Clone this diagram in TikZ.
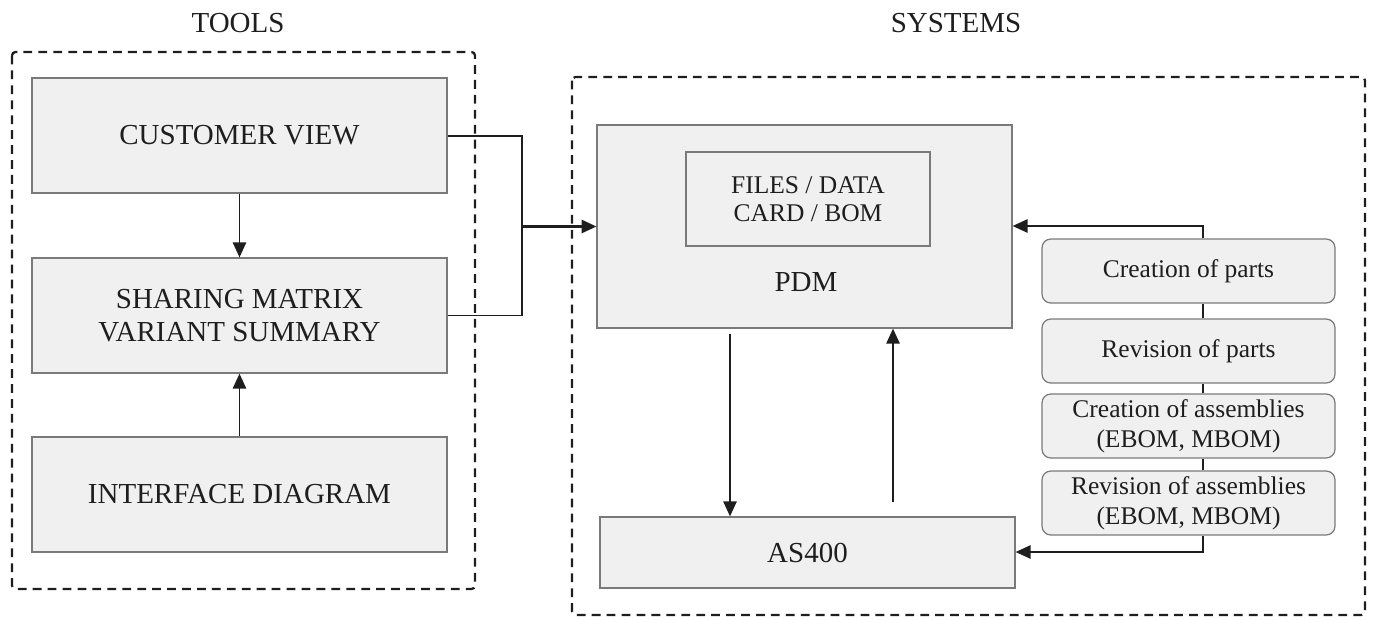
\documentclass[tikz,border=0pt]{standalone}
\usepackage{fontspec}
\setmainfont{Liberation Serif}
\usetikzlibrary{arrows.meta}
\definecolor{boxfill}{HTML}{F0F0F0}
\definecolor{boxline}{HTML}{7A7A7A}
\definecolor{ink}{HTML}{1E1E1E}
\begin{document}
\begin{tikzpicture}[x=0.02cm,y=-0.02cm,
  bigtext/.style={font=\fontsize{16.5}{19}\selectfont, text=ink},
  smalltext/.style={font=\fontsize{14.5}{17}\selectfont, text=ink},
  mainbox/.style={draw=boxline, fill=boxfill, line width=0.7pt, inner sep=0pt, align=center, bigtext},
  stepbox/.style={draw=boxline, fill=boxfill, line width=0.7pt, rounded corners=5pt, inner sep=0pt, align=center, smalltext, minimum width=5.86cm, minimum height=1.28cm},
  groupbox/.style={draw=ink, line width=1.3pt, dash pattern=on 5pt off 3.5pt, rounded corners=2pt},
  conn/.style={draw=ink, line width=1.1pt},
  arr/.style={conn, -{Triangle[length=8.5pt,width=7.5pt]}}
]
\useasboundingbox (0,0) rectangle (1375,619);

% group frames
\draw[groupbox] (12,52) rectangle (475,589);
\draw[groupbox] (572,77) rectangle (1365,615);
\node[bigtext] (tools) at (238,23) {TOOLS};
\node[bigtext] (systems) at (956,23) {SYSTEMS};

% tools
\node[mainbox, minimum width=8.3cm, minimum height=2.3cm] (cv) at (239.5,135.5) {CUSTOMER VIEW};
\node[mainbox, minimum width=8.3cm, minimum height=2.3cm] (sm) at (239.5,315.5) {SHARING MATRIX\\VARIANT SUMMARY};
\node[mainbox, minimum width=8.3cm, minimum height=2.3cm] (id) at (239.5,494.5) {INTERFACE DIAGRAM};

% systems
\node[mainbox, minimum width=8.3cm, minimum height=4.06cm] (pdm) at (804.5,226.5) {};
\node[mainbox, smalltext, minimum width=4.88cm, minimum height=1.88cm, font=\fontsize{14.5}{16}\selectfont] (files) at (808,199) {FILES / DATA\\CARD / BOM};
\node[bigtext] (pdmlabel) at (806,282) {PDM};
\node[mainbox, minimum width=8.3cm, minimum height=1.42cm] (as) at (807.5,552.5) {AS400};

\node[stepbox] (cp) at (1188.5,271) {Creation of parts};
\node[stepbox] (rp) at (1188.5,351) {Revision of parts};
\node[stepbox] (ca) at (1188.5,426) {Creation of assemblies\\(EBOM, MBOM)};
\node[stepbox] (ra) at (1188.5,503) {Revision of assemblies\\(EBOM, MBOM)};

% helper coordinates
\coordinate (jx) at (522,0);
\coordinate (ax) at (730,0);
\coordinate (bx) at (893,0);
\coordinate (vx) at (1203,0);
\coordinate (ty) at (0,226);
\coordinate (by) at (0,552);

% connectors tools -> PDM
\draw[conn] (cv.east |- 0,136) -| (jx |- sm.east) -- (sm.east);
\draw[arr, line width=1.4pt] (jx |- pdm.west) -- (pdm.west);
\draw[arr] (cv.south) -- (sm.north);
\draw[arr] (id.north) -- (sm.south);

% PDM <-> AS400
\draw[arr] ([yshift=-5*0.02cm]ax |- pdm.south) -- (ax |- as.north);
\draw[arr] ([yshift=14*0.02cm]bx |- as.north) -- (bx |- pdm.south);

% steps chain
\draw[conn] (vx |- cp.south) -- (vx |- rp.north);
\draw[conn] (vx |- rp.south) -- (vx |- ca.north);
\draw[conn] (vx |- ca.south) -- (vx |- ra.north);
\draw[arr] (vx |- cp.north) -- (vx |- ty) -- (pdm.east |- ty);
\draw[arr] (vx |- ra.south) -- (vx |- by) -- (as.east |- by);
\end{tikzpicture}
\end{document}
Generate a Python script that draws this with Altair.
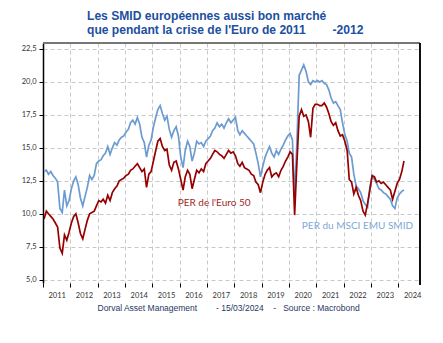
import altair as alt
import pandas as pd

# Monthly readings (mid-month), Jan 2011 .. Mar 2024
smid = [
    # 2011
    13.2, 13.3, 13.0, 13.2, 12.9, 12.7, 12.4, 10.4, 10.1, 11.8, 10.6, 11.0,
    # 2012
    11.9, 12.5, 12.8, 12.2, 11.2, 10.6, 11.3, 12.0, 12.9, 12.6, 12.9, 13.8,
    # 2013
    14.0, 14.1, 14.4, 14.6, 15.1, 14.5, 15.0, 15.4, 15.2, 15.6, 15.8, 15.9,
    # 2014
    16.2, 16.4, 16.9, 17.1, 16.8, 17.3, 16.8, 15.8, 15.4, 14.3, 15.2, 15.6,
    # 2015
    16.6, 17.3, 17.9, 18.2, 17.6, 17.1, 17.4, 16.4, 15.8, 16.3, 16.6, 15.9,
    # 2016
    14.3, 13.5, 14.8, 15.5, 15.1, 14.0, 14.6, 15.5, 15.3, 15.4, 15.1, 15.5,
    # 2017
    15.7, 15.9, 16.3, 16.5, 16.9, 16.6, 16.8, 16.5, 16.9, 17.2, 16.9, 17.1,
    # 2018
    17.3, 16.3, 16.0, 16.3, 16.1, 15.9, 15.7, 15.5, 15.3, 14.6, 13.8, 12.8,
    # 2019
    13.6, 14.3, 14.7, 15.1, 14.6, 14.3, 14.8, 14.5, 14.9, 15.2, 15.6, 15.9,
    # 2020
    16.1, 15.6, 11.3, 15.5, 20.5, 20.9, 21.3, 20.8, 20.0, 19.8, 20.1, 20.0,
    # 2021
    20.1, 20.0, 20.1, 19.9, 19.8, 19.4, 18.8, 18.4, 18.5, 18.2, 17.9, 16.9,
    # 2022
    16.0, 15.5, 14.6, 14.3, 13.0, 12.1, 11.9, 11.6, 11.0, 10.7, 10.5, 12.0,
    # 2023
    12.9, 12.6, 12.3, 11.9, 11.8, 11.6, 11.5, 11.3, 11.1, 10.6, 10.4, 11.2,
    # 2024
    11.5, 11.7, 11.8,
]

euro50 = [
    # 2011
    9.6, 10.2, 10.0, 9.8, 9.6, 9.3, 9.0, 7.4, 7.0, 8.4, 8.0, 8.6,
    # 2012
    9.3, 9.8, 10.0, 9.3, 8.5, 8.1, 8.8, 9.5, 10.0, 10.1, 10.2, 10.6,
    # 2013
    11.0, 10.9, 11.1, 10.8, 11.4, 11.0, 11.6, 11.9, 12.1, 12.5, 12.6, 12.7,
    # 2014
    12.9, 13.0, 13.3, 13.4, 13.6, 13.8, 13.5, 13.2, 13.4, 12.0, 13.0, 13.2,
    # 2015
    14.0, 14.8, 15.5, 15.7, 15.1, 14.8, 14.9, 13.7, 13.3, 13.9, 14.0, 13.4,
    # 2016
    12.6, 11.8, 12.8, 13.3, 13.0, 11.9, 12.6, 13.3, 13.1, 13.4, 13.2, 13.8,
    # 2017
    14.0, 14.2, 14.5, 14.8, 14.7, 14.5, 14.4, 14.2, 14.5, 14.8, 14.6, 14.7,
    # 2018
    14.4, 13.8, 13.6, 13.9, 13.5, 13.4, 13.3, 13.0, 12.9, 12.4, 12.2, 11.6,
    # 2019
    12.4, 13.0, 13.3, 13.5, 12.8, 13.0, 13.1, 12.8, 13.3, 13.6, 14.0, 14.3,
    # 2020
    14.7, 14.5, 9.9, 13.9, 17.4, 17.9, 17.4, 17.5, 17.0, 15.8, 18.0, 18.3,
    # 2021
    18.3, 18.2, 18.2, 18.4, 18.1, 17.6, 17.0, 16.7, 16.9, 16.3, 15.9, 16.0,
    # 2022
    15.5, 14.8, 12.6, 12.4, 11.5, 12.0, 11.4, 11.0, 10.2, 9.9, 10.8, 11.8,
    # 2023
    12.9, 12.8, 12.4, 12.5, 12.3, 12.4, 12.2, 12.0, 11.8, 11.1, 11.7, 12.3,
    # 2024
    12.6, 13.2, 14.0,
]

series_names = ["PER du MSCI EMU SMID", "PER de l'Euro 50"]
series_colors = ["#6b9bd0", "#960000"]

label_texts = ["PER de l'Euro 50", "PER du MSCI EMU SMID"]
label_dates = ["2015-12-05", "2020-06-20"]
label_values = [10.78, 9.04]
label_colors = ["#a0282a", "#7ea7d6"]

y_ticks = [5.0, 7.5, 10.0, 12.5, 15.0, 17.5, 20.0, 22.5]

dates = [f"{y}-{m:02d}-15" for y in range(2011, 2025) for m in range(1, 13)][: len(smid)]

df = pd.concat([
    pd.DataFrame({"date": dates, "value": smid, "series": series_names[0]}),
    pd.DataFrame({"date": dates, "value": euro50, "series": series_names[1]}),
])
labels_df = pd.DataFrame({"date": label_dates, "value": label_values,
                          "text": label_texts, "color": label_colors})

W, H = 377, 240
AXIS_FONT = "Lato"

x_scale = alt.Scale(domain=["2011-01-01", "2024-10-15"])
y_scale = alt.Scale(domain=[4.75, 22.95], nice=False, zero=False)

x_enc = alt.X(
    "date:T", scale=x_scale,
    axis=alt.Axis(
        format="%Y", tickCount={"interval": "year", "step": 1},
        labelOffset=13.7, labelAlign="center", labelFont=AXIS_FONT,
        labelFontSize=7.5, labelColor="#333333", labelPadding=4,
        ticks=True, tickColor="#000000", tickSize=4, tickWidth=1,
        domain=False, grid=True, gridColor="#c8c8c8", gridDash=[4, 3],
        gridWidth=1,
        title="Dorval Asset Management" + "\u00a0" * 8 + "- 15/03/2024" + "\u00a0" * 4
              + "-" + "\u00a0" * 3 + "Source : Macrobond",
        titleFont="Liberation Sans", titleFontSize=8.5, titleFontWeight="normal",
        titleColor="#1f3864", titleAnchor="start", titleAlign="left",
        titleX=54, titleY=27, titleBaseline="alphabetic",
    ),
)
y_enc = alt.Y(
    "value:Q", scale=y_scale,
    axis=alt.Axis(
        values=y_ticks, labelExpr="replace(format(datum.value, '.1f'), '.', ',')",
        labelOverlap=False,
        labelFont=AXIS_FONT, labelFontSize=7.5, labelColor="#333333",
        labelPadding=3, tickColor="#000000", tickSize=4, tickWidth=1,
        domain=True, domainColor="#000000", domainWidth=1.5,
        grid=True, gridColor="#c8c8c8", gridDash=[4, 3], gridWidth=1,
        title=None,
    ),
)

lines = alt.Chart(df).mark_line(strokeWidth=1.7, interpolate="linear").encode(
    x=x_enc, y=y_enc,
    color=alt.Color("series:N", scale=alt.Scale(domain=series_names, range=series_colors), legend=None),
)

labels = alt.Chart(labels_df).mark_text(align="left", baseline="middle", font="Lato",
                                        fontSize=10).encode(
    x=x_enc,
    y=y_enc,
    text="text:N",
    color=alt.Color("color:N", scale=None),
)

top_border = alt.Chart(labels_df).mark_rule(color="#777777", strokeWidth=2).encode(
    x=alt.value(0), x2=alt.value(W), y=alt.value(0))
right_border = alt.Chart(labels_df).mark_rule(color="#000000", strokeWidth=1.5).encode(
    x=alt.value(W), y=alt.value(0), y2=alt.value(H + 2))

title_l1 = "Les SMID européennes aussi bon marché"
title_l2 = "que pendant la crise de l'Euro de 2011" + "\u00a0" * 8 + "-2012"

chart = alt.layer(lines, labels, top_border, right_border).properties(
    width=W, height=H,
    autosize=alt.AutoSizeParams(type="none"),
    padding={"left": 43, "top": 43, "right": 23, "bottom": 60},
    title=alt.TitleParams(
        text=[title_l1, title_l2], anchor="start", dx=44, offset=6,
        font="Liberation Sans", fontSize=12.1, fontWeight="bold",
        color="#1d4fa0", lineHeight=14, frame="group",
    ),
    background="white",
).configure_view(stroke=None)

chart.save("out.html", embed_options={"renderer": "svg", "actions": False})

==

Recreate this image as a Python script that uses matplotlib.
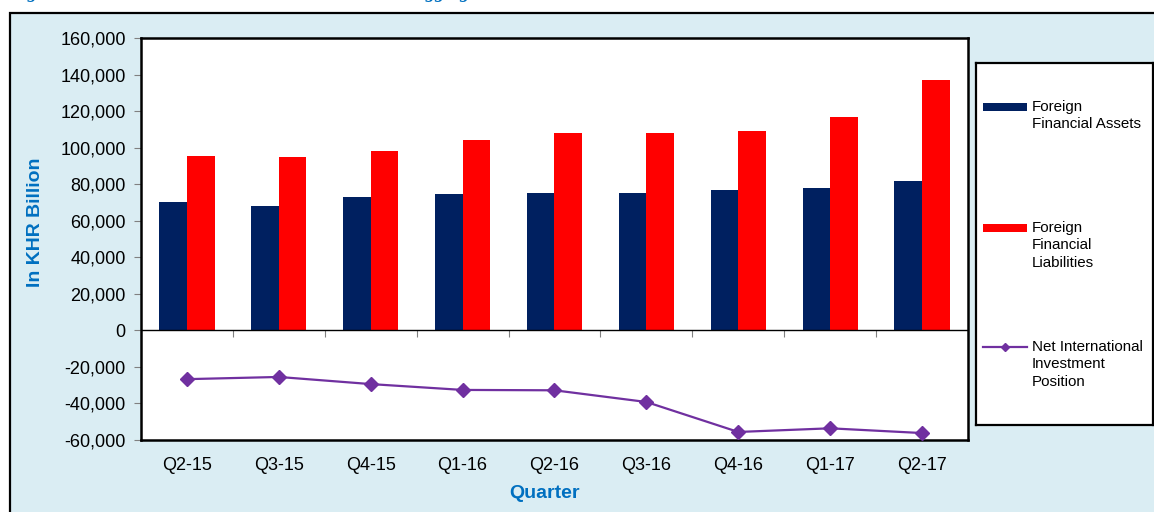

--

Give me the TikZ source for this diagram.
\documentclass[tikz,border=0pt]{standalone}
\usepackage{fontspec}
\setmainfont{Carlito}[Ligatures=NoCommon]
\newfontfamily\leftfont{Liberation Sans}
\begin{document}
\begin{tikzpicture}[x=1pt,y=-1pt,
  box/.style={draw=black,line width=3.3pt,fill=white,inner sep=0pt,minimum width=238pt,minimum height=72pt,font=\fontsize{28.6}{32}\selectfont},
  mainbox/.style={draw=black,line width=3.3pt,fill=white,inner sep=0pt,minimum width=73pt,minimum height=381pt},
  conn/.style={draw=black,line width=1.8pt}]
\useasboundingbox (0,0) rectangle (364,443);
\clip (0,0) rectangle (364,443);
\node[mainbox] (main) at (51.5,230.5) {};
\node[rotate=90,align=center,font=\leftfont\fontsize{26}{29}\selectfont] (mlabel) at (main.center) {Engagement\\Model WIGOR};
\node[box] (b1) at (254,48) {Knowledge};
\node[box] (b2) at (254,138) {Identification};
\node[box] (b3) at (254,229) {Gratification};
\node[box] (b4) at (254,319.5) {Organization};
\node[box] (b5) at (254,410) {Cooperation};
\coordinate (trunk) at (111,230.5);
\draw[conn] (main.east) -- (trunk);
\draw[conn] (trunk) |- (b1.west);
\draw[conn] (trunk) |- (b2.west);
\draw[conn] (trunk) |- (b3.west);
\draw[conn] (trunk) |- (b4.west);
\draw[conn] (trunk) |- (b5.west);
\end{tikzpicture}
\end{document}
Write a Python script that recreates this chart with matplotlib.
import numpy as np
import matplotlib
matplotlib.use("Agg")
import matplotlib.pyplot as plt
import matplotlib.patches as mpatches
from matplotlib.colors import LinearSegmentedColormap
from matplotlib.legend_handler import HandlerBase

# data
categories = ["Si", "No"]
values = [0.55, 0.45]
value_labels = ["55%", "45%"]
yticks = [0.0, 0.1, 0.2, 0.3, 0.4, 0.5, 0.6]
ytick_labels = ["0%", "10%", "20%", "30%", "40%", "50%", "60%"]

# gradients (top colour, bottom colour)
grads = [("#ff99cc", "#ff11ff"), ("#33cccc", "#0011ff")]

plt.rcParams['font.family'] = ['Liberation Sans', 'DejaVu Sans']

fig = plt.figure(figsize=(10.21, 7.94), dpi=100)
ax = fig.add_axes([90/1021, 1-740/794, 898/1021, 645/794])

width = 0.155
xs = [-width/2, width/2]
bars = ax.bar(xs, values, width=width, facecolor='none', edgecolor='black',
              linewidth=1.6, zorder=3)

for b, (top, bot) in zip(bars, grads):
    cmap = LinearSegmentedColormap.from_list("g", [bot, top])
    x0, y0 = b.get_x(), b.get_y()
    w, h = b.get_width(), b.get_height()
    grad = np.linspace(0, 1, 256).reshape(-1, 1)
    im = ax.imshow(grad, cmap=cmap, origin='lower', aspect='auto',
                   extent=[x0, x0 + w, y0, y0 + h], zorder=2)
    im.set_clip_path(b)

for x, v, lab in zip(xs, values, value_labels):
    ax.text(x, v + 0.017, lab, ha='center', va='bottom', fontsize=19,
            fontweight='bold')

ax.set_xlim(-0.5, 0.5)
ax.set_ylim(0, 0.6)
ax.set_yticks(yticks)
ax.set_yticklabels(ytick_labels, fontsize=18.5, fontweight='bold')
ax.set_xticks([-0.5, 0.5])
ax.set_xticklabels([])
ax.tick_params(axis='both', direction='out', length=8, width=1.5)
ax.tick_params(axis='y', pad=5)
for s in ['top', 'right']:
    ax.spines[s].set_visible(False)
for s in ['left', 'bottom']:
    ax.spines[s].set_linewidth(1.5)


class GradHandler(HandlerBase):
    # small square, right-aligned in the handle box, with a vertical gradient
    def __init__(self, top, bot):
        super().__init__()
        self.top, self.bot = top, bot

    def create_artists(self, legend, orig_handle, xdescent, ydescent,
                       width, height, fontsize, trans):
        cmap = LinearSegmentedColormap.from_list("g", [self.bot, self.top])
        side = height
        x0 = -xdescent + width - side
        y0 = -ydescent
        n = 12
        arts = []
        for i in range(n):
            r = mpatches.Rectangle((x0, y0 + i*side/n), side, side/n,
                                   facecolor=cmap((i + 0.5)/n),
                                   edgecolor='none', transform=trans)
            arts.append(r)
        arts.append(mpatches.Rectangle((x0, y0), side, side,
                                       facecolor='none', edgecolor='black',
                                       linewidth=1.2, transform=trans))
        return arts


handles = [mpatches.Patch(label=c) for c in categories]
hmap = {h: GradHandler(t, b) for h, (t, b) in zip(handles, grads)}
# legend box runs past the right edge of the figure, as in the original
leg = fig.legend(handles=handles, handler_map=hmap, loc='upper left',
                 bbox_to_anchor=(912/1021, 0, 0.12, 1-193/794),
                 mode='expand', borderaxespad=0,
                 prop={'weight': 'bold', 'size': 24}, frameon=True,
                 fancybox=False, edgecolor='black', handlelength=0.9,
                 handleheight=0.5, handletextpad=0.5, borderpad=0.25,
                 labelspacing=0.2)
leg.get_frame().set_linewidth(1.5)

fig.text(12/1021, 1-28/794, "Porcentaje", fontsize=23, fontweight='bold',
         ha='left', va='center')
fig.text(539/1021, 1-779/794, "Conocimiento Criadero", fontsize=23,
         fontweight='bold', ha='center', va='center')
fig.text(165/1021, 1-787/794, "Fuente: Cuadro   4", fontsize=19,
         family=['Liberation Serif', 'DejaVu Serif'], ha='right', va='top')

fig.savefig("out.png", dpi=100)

(Goal):
Transcribe only the lines above that start at the line containing "Clone this diagram in TikZ." and end at the line containing "width=8.3cm, minimum height=1.42cm]". Omit pictures.

(Completed exercise):
Clone this diagram in TikZ.
\documentclass[tikz,border=0pt]{standalone}
\usepackage{fontspec}
\setmainfont{Liberation Serif}
\usetikzlibrary{arrows.meta}
\definecolor{boxfill}{HTML}{F0F0F0}
\definecolor{boxline}{HTML}{7A7A7A}
\definecolor{ink}{HTML}{1E1E1E}
\begin{document}
\begin{tikzpicture}[x=0.02cm,y=-0.02cm,
  bigtext/.style={font=\fontsize{16.5}{19}\selectfont, text=ink},
  smalltext/.style={font=\fontsize{14.5}{17}\selectfont, text=ink},
  mainbox/.style={draw=boxline, fill=boxfill, line width=0.7pt, inner sep=0pt, align=center, bigtext},
  stepbox/.style={draw=boxline, fill=boxfill, line width=0.7pt, rounded corners=5pt, inner sep=0pt, align=center, smalltext, minimum width=5.86cm, minimum height=1.28cm},
  groupbox/.style={draw=ink, line width=1.3pt, dash pattern=on 5pt off 3.5pt, rounded corners=2pt},
  conn/.style={draw=ink, line width=1.1pt},
  arr/.style={conn, -{Triangle[length=8.5pt,width=7.5pt]}}
]
\useasboundingbox (0,0) rectangle (1375,619);

% group frames
\draw[groupbox] (12,52) rectangle (475,589);
\draw[groupbox] (572,77) rectangle (1365,615);
\node[bigtext] (tools) at (238,23) {TOOLS};
\node[bigtext] (systems) at (956,23) {SYSTEMS};

% tools
\node[mainbox, minimum width=8.3cm, minimum height=2.3cm] (cv) at (239.5,135.5) {CUSTOMER VIEW};
\node[mainbox, minimum width=8.3cm, minimum height=2.3cm] (sm) at (239.5,315.5) {SHARING MATRIX\\VARIANT SUMMARY};
\node[mainbox, minimum width=8.3cm, minimum height=2.3cm] (id) at (239.5,494.5) {INTERFACE DIAGRAM};

% systems
\node[mainbox, minimum width=8.3cm, minimum height=4.06cm] (pdm) at (804.5,226.5) {};
\node[mainbox, smalltext, minimum width=4.88cm, minimum height=1.88cm, font=\fontsize{14.5}{16}\selectfont] (files) at (808,199) {FILES / DATA\\CARD / BOM};
\node[bigtext] (pdmlabel) at (806,282) {PDM};
\node[mainbox, minimum width=8.3cm, minimum height=1.42cm] (as) at (807.5,552.5) {AS400};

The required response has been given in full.